Transactions of the ASAE , 47 , 2004

Wang, L., Mankin, K.R., Marchin, G.L.

Bacterial pollution of water is impacted to a great extent by the ability of bacteria to survive in manure following excretion. We investigated the effects of environmental temperature (4°C, 27°C, and 41°C) and manure moisture content (30%, 55%, and 83%) on the survival and release of indicator bacteria in dairy cow manure. Fresh manure samples of about 60 g were packed to 12 mm depth in polystyrene dishes and held at controlled temperatures and moisture contents for up to 103 days. Supernatant from a distilled−water extraction was enumerated for fecal bacteria (fecal coliforms, Escherichia coli, and fecal streptococci) by the membrane filtration method. Bacterial populations increased as much as 2.5 log10 (over 300×) in the three days following excretion.
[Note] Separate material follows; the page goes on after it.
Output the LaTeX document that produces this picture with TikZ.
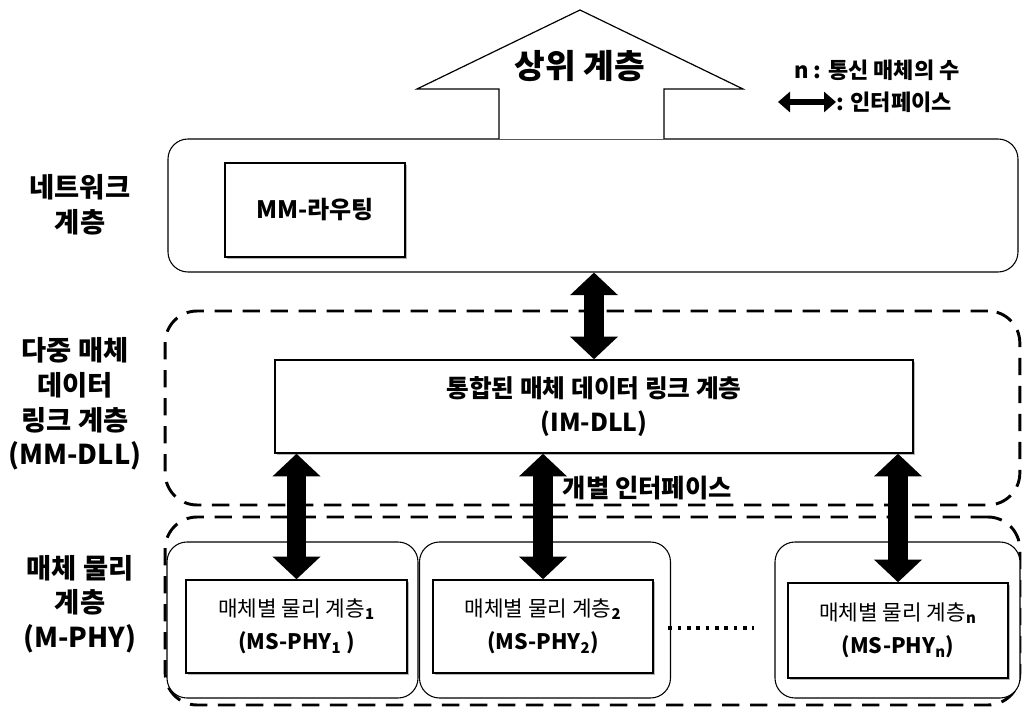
\documentclass[tikz,border=0pt]{standalone}
\usepackage{fontspec}
\setmainfont{Noto Sans CJK KR}
\usetikzlibrary{arrows.meta,shadows}
\tikzset{
  lbl/.style={font=\bfseries\fontsize{20.5}{26}\selectfont, align=center},
  solidbox/.style={draw, line width=0.8pt, rounded corners=15pt, fill=white},
  dashbox/.style={draw, line width=2.2pt, dash pattern=on 13pt off 8pt, rounded corners=24pt},
  layerbox/.style={draw, line width=1.1pt, fill=white, align=center,
     drop shadow={shadow xshift=1.6pt, shadow yshift=-1.6pt, fill=gray!70, opacity=0.8}},
  dbl/.style={line width=14.5pt, {Triangle[length=17pt,width=35pt]}-{Triangle[length=17pt,width=35pt]}},
  smalldbl/.style={line width=5pt, {Triangle[length=9pt,width=15pt]}-{Triangle[length=9pt,width=15pt]}},
  celltext/.style={font=\fontsize{16}{25}\selectfont},
}
\begin{document}
\begin{tikzpicture}[x=0.75pt,y=-0.75pt]
\useasboundingbox (0,0) rectangle (1022,709);
% dashed layer boxes
\node[dashbox, minimum width=641pt, minimum height=145.5pt] (mmdll) at (592.5,408) {};
\node[dashbox, minimum width=641pt, minimum height=141pt] (mphy) at (592.5,611) {};
% network box
\node[solidbox, minimum width=637.5pt, minimum height=99.75pt] (net) at (593,205.5) {};
% upper layer arrow
\draw[line width=0.9pt, fill=white] (499,139) -- (499,89) -- (417,89) -- (580,10) -- (743,89) -- (664,89) -- (664,139);
\node[font=\bfseries\fontsize{25}{30}\selectfont] (upper) at (580,66) {상위 계층};
% legend
\node[font=\bfseries\fontsize{16.5}{20}\selectfont] (legn) at (877,70) {n : 통신 매체의 수};
\node[font=\bfseries\fontsize{16.5}{20}\selectfont, anchor=west, inner sep=0pt] (legi) at (836,102) {: 인터페이스};
\coordinate (legl) at (778,102);
\draw[smalldbl] (legl) -- (legi.west);
% MM routing
\node[layerbox, minimum width=135pt, minimum height=70.5pt, font=\bfseries\fontsize{18}{22}\selectfont] (route) at (315,210) {MM-라우팅};
% IM-DLL
\node[layerbox, minimum width=478.5pt, minimum height=69.75pt, font=\bfseries\fontsize{18.5}{26}\selectfont] (dll) at (594,406.5) {통합된 매체 데이터 링크 계층\\(IM-DLL)};
% cells
\node[solidbox, minimum width=188.25pt, minimum height=117pt] (cell1) at (292.5,620) {};
\node[solidbox, minimum width=188.25pt, minimum height=117pt] (cell2) at (545,620) {};
\node[solidbox, minimum width=183.75pt, minimum height=117pt] (cell3) at (897.5,620) {};
\node[layerbox, minimum width=165.75pt, minimum height=69.75pt, celltext] (phy1) at (296.5,626.5) {매체별 물리 계층\textsubscript{\textbf{1}}\\\textbf{(MS-PHY\textsubscript{1} )}};
\node[layerbox, minimum width=165pt, minimum height=69.75pt, celltext] (phy2) at (543,626.5) {매체별 물리 계층\textsubscript{\textbf{2}}\\\textbf{(MS-PHY\textsubscript{2})}};
\node[layerbox, minimum width=165pt, minimum height=71.25pt, celltext] (phyn) at (898,630.5) {매체별 물리 계층\textsubscript{\textbf{n}}\\\textbf{(MS-PHY\textsubscript{n})}};
\draw[line width=3pt, dash pattern=on 2.6pt off 4.4pt, shorten <=11pt, shorten >=25pt] (phy2.east |- 0,628) -- (phyn.west |- 0,628);
% arrows
\draw[dbl] (dll.north |- net.south) -- (dll.north);
\draw[dbl] (phy1.north |- dll.south) -- (phy1.north);
\draw[dbl] (phy2.north |- dll.south) -- (phy2.north);
\draw[dbl] (phyn.north |- dll.south) -- (phyn.north);
\node[font=\bfseries\fontsize{19}{22}\selectfont, anchor=west] (indiv) at (558,488) {개별 인터페이스};
% left labels
\node[lbl] (lnet) at (80,205) {네트워크\\계층};
\node[lbl] (ldll) at (75,404) {다중 매체\\데이터\\링크 계층\\(MM-DLL)};
\node[lbl] (lphy) at (80,604) {매체 물리\\계층\\(M-PHY)};
\end{tikzpicture}
\end{document}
Temperature had a significant overall effect on survival of all three fecal bacteria, whereas moisture content produced a consistent effect on fecal streptococci survival only. Fecal streptococci showed no significant die−off at any temperature or moisture content studied. In contrast, no measurable E. coli or fecal coliforms were found in supernatant water samples from the 41°C treatment after day 35. E. coli and fecal coliform populations for the 4°C treatment at lower moisture content (30% and 55%) conditions were close to the detection limits after five weeks, but significant numbers of E. coli (2.34 × 104 cfu g−1 wet manure) and fecal coliforms (3.84 × 104 cfu g−1 wet manure) remained for the 4°C treatment at 83% moisture content after 103 days. First−order die−off rate coefficients for E. coli were found to be appropriate after day 3 for about a 3−week period and averaged 0.11 d−1 at 4°C, 0.20 d−1 at 27°C, and 0.32 d−1 at 41°C. Results from this study suggest that barnyard, feedlot, and manure management practices that detain manure at higher temperatures (e.g., 41°C) will decrease the E. coli and fecal coliform populations but not those of fecal streptococci. Coliform bacterial populations tested remained viable for long periods (>3 months) particularly at moderate temperature (27°C) for any moisture level, and streptococci survived under all conditions studied.